İç burkan yanları yok mu? Elbette var. Çünkü geçici olduğunda renkli olan hikayeler, süreklilik arz ettiğinde yaşayanın hayatını nasıl zorlarsa, misafirlik güzel, evsizlik zordur. Kitapta da kısa bir süreliğine ağaç eve yerleşen kahramanların yaşadıkları, okuyanların, aidiyet yoksunluğu çekmeyenlerinde neşeye, tam anlamıyla kendini ait hissedecek yeri olmayanlarda ise burukluğa yol açar. “Belki de hiçbirimizin kendimize ait bir yerimiz yoktur. Ama bir yerde belki de bizim için bir yer olduğunu biliriz. O yeri bulur ve bir an için orada yaşayabilirsek, kendimizi şanslı sayabiliriz.” satırlarıyla, aslında kendimize ait bir yer bulsak bile yaşımız ilerledikçe hiçbir zaman hiçbir yerde artık rahat olamayacağımızı hatırlatır, daimi evsizliğimize vurgu yapar yazar. Bu yüzleşmenin ardından sayfaları çevirmeye devam eder, geçmişe döner; varsa, olmuşsa kendi evimize, çocukluğumuza sığınmak isteriz.

Önce bir yaprakla başlayın

11 yaşındayken kuzinleri Verena ve Dolly Talbo'nun yanına yerleşen Collin Fenwick, ilk önce çimenlerin sesine kulak vermeyi öğrenir. Uzun uzun çimenler vardır burada. Güz rüzgarı, onları döverek eserken, iç çekişe benzer bir musiki yayarlar. Okuyucu bu sesi dinlerken kitap da kendi yolunda ilerler. Sonraları sevmenin bütünlüğü hakkında bir ders başlar adeta: “Bir yaprak, bir avuç tohum… İlk önce bunlarla başlayın. Sevmek nedir biraz öğrenin. Önce bir yaprağı, yağmurun yağışını sevin, sonra da bir tek yaprağın size neler öğrettiğini, yağmurun içinizde neler yarattığını duyup anlayabilecek bir insanı sevin. Kolay iş değil, biliyorum. Belki bir ömür boyunca sürer. Benim de öyle oldu ya zaten ama gene de istediğime erişemedim, sadece istediğimin ne kadar gerçek olduğunu biliyorum: Tabiatın bir hayatlar bütünü olduğu gibi, sevmenin de bir sevgiler bütünü olduğunu anladım.”

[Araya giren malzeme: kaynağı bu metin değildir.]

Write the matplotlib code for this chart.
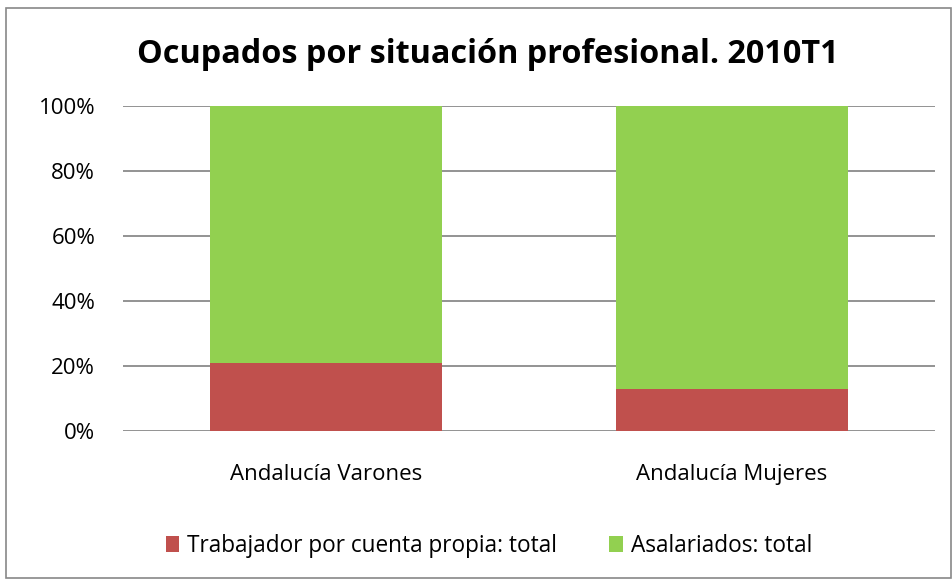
import matplotlib.pyplot as plt
from matplotlib.patches import Rectangle
from matplotlib.ticker import PercentFormatter

plt.rcParams['font.family'] = ['Open Sans', 'DejaVu Sans']

# Data (percent of employed)
categories = ['Andalucía Varones', 'Andalucía Mujeres']
cuenta_propia = [20.9, 13.0]
asalariados = [79.1, 87.0]
series_labels = ['Trabajador por cuenta propia: total', 'Asalariados: total']
colors = ['#C0504D', '#92D050']

fig = plt.figure(figsize=(9.53, 5.79), dpi=100)
fig.patches.append(Rectangle((0.006, 0.002), 0.992, 0.985, transform=fig.transFigure,
                             fill=False, edgecolor='#888888', lw=1.2))
ax = fig.add_axes([0.129, 0.2556, 0.852, 0.5614])

x = range(len(categories))
ax.bar(x, cuenta_propia, width=0.57, color=colors[0], label=series_labels[0], zorder=3)
ax.bar(x, asalariados, width=0.57, bottom=cuenta_propia, color=colors[1],
       label=series_labels[1], zorder=3)

ax.set_xlim(-0.5, 1.5)
ax.set_ylim(0, 100)
ax.set_yticks(range(0, 101, 20))
ax.yaxis.set_major_formatter(PercentFormatter(decimals=0))
ax.set_xticks(list(x))
ax.set_xticklabels(categories)
ax.tick_params(axis='both', length=0, labelsize=16)
ax.tick_params(axis='x', pad=24)
ax.tick_params(axis='y', pad=20)
ax.grid(axis='y', color='#939393', lw=1.4, zorder=1)
for s in ax.spines.values():
    s.set_visible(False)

fig.suptitle('Ocupados por situación profesional. 2010T1', x=0.512, y=0.935,
             fontsize=23.3, fontweight='bold')

fig.legend(loc='center', bbox_to_anchor=(0.513, 0.057), ncol=2, frameon=False,
           fontsize=16.3, handlelength=0.6, handleheight=0.75, handletextpad=0.35,
           columnspacing=2.3)

fig.savefig('out.png', dpi=100, facecolor='white')
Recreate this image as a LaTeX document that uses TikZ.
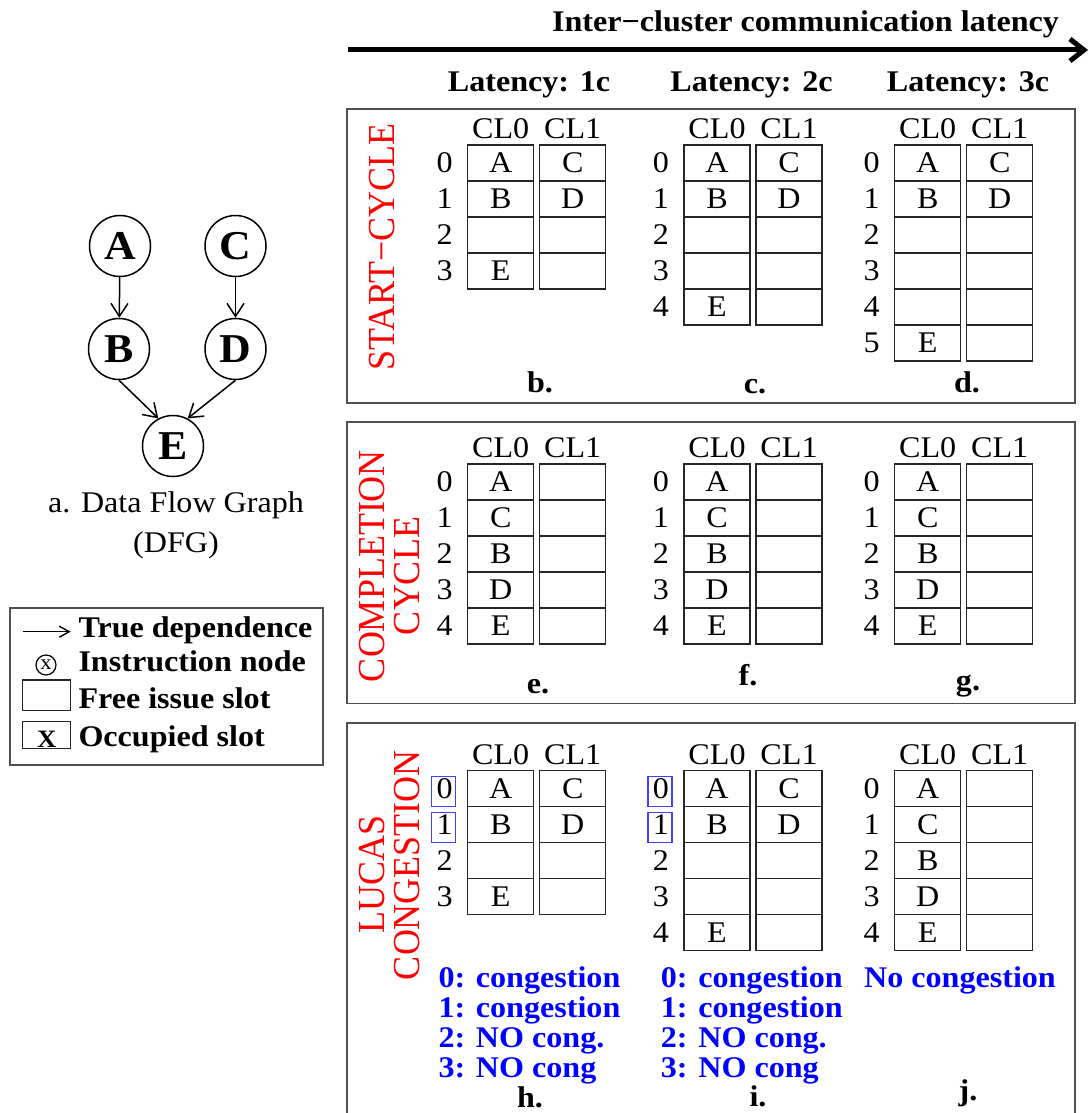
\documentclass[tikz,border=0pt]{standalone}
\usepackage{fontspec}
\setmainfont{Liberation Serif}[FakeStretch=1.07]
\newfontfamily\redfam{Liberation Serif}
\usetikzlibrary{arrows.meta}
\definecolor{redtx}{RGB}{255,0,0}
\definecolor{bluetx}{RGB}{0,0,255}
\definecolor{framec}{RGB}{80,80,80}
\newcommand\nrm{\fontsize{30}{34}\selectfont}
\newcommand\bld{\fontsize{30}{34}\selectfont\bfseries}
\newcommand\ec{}
\tikzset{
 cell/.style={draw=black!85, line width=1.3pt, minimum width=66pt, minimum height=36pt, inner sep=0pt, font=\nrm},
 hdr/.style={inner sep=0pt, font=\nrm},
 rownum/.style={inner sep=0pt, font=\nrm},
 panel/.style={draw=framec, line width=1.8pt},
 capt/.style={inner sep=0pt, font=\bld, anchor=base},
 redlbl/.style={inner sep=0pt, text=redtx, font=\redfam\fontsize{36}{36}\selectfont, rotate=90},
 bluelbl/.style={inner sep=0pt, text=bluetx, font=\bld, anchor=base west},
 qbox/.style={draw=blue!75, line width=1.2pt, minimum width=24pt, minimum height=30pt, inner sep=0pt},
 dfg/.style={circle, draw, line width=1.5pt, minimum size=61pt, inner sep=0pt, font=\fontsize{41}{41}\selectfont\bfseries},
 dep/.style={-{Straight Barb[length=13pt,width=17pt]}, line width=1.5pt},
 legtxt/.style={inner sep=0pt, font=\bld, anchor=base west},
}
% #1 prefix, #2 xleft, #3 ytop, #4 CL0 entries, #5 CL1 entries
\newcommand\schedtab[5]{%
  \node[hdr] (#1-h0) at (#2+33,#3-16) {CL0};
  \node[hdr] (#1-h1) at (#2+105,#3-16) {CL1};
  \foreach \t [count=\i from 0] in {#4} {
    \node[cell] (#1-a\i) at (#2+33,#3+18+36*\i) {\t};
    \node[rownum] (#1-r\i) at (#2-23,#3+18+36*\i) {\i};
  }
  \foreach \t [count=\i from 0] in {#5} {
    \node[cell] (#1-b\i) at (#2+105,#3+18+36*\i) {\t};
  }
}
\begin{document}
\begin{tikzpicture}[x=1pt,y=-1pt]
\useasboundingbox (0,0) rectangle (1088,1113);

% top axis
\node[inner sep=0pt, font=\bld, anchor=base] (title) at (805.5,32) {Inter−cluster communication latency};
\coordinate (ax0) at (348,50);
\coordinate (ax1) at (1088,50);
\draw[line width=5pt, -{Straight Barb[length=14pt,width=22pt]}] (ax0) -- (ax1);
\node[capt] (lat1) at (529,92) {Latency: 1c};
\node[capt] (lat2) at (751.5,92) {Latency: 2c};
\node[capt] (lat3) at (968,92) {Latency: 3c};

% panels
\draw[panel] (347,109) rectangle (1075,403);
\draw[panel] (347,422) rectangle (1075,703.5);
\draw[panel] (347,722.7) rectangle (1075,1130);

% panel 1
\node[redlbl] (rstart) at (382.5,247) {\scalebox{1}[1.06]{START−CYCLE}};
\schedtab{b}{467.7}{145}{A,B,\ec,E}{C,D,\ec,\ec}
\schedtab{c}{684}{145}{A,B,\ec,\ec,E}{C,D,\ec,\ec,\ec}
\schedtab{d}{894.7}{145}{A,B,\ec,\ec,\ec,E}{C,D,\ec,\ec,\ec,\ec}
\node[capt] (lb) at (540,392) {b.};
\node[capt] (lc) at (755,393.5) {c.};
\node[capt] (ld) at (967,392.5) {d.};

% panel 2
\node[redlbl] (rcomp1) at (372,566) {\scalebox{1}[1.06]{COMPLETION}};
\node[redlbl] (rcomp2) at (407,576) {\scalebox{1}[1.06]{CYCLE}};
\schedtab{e}{467.7}{464}{A,C,B,D,E}{\ec,\ec,\ec,\ec,\ec}
\schedtab{f}{684}{464}{A,C,B,D,E}{\ec,\ec,\ec,\ec,\ec}
\schedtab{g}{894.7}{464}{A,C,B,D,E}{\ec,\ec,\ec,\ec,\ec}
\node[capt] (le) at (538,693) {e.};
\node[capt] (lf) at (748,685) {f.};
\node[capt] (lg) at (968,690) {g.};

% panel 3
\node[redlbl] (rluc1) at (372,874) {\scalebox{1}[1.06]{LUCAS}};
\node[redlbl] (rluc2) at (407,865) {\scalebox{1}[1.06]{CONGESTION}};
\schedtab{h}{467.7}{770.7}{A,B,\ec,E}{C,D,\ec,\ec}
\schedtab{i}{684}{770.7}{A,B,\ec,\ec,E}{C,D,\ec,\ec,\ec}
\schedtab{j}{894.7}{770.7}{A,C,B,D,E}{\ec,\ec,\ec,\ec,\ec}
\node[qbox] (hq0) at (443.7,791.7) {};
\node[qbox] (hq1) at (443.7,827.7) {};
\node[qbox] (iq0) at (660,791.7) {};
\node[qbox] (iq1) at (660,827.7) {};
\node[bluelbl] (ht0) at (438.3,987) {0: congestion};
\node[bluelbl] (ht1) at (438.3,1017) {1: congestion};
\node[bluelbl] (ht2) at (438.3,1047) {2: NO cong.};
\node[bluelbl] (ht3) at (438.3,1077) {3: NO cong};
\node[bluelbl] (it0) at (660.7,987) {0: congestion};
\node[bluelbl] (it1) at (660.7,1017) {1: congestion};
\node[bluelbl] (it2) at (660.7,1047) {2: NO cong.};
\node[bluelbl] (it3) at (660.7,1077) {3: NO cong};
\node[bluelbl, anchor=base] (jt0) at (960,987) {No congestion};
\node[capt] (lh) at (530,1107.5) {h.};
\node[capt] (li) at (758,1106.5) {i.};
\node[capt] (lj) at (968,1100) {j.};

% DFG
\node[dfg] (A) at (120,246) {A};
\node[dfg] (C) at (235.5,246) {C};
\node[dfg] (B) at (119,349) {B};
\node[dfg] (D) at (235.5,349) {D};
\node[dfg] (E) at (173,446) {E};
\draw[dep] (A) -- (B);
\draw[dep] (C) -- (D);
\draw[dep] (B.south) -- (E.118);
\draw[dep] (D.south) -- (E.62);
\node[inner sep=0pt, font=\nrm, anchor=base] (capa) at (176,512) {a. Data Flow Graph};
\node[inner sep=0pt, font=\nrm, anchor=base] (capb) at (176,552) {(DFG)};

% legend
\draw[draw=framec, line width=1.5pt] (10,608) rectangle (323,765);
\coordinate (la0) at (22.7,631.7);
\coordinate (la1) at (70.7,631.7);
\draw[line width=1.4pt, -{Straight Barb[length=10pt,width=11pt]}] (la0) -- (la1);
\node[circle, draw, line width=1.2pt, minimum size=20pt, inner sep=0pt, font=\fontsize{21}{21}\selectfont] (lx) at (46,665) {\raisebox{1pt}{x}};
\node[draw=black!85, line width=1.3pt, minimum width=48pt, minimum height=30.7pt, inner sep=0pt] (lfree) at (46.7,695.3) {};
\node[draw=black!85, line width=1.3pt, minimum width=48pt, minimum height=26.7pt, inner sep=0pt] (locc) at (46.7,735) {};
\node[inner sep=0pt, anchor=base, font=\fontsize{25}{25}\selectfont\bfseries] (locx) at (46.7,747.5) {X};
\node[legtxt] (lt1) at (78.3,637.7) {True dependence};
\node[legtxt] (lt2) at (78.3,671.7) {Instruction node};
\node[legtxt] (lt3) at (78.3,708) {Free issue slot};
\node[legtxt] (lt4) at (78.3,746.7) {Occupied slot};
\end{tikzpicture}
\end{document}
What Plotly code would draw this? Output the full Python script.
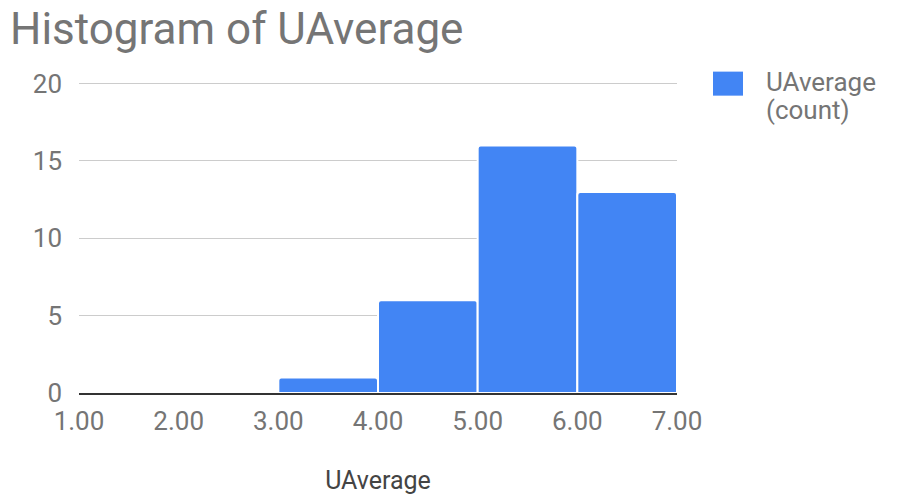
import plotly.graph_objects as go

# Histogram bins of UAverage and their counts
bin_edges = [1.0, 2.0, 3.0, 4.0, 5.0, 6.0, 7.0]
counts = [0, 0, 1, 6, 16, 13]
series_name = "UAverage"
legend_lines = ["UAverage", "(count)"]
x_ticks = [1, 2, 3, 4, 5, 6, 7]
x_tick_labels = ["1.00", "2.00", "3.00", "4.00", "5.00", "6.00", "7.00"]
y_ticks = [0, 5, 10, 15, 20]

centers = [(a + b) / 2 for a, b in zip(bin_edges[:-1], bin_edges[1:])]
widths = [b - a for a, b in zip(bin_edges[:-1], bin_edges[1:])]

BLUE = "#4285F4"
GREY = "#757575"
FONT = "Roboto"

W, H = 899, 497
Y_TOP = 20.3                      # small headroom so the 20 gridline is drawn
PX_PER_UNIT = (393 - 84) / 20     # 0 sits at y=393px, 20 at y=84px
ML, MR, MB = 79, 222, 104
MT = 84 - (Y_TOP - 20) * PX_PER_UNIT
PW, PH = W - ML - MR, H - MT - MB


def px_x(p):
    return (p - ML) / PW


def px_y(p):
    return 1 - (p - MT) / PH


fig = go.Figure()
fig.add_trace(go.Bar(
    x=centers,
    y=counts,
    width=widths,
    name=series_name,
    marker=dict(color=BLUE, line=dict(color="white", width=2)),
    showlegend=False,
))

fig.update_layout(
    width=W,
    height=H,
    margin=dict(l=ML, r=MR, t=MT, b=MB, pad=0, autoexpand=False),
    paper_bgcolor="white",
    plot_bgcolor="white",
    barcornerradius=3,
    font=dict(family=FONT, color=GREY, size=26),
    title=dict(
        text="Histogram of UAverage",
        font=dict(family=FONT, size=44, color=GREY),
        xref="container", yref="container",
        x=10 / W, xanchor="left",
        y=1 - 29 / H, yanchor="middle",
    ),
    xaxis=dict(
        range=[bin_edges[0], bin_edges[-1]],
        tickmode="array",
        tickvals=x_ticks,
        ticktext=x_tick_labels,
        showgrid=False,
        zeroline=False,
        showline=True,
        linecolor="#333333",
        linewidth=2,
        ticks="",
        automargin=False,
        ticklabelstandoff=4,
        tickfont=dict(size=26, color=GREY),
        title=dict(text=series_name, font=dict(size=25, color="#444444"), standoff=36),
    ),
    yaxis=dict(
        range=[0, Y_TOP],
        tickmode="array",
        tickvals=y_ticks,
        showgrid=True,
        gridcolor="#cccccc",
        gridwidth=1,
        zeroline=False,
        ticks="",
        automargin=False,
        ticklabelstandoff=16,
        tickfont=dict(size=26, color=GREY),
    ),
    shapes=[dict(
        type="rect", xref="paper", yref="paper",
        x0=px_x(713), x1=px_x(743), y0=px_y(96), y1=px_y(72),
        fillcolor=BLUE, line=dict(width=0),
    )],
    annotations=[
        dict(text=legend_lines[0], xref="paper", yref="paper",
             x=px_x(764), y=px_y(82), xanchor="left", yanchor="middle",
             showarrow=False, font=dict(size=26, color=GREY)),
        dict(text=legend_lines[1], xref="paper", yref="paper",
             x=px_x(764), y=px_y(110), xanchor="left", yanchor="middle",
             showarrow=False, font=dict(size=26, color=GREY)),
    ],
)

fig.write_html("out.html")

Kuzinlerinin yanında sevmenin ne demek olduğunu öğrenen Fenwick, özellikle de ağaç evde geçirdiği birkaç günde bambaşka bir hayat tecrübesi edinir. Yıllar geçer ve bir gün oradan ayrılma vakti gelip çatar. Fenwick, 17 yaşına geldiğinde, Capote'un, kendi renkli ve bir o kadar zorlu geçecek tek başına hayatına doğru yol alır. Ayrılırken, Dolly'nin bahsettiği o sese yine kulak verir. Bu ses, eskiden kalma masalları toplayan, anlatan çimenin türküsüdür. Şimdi sıra yeni öykülerdedir artık.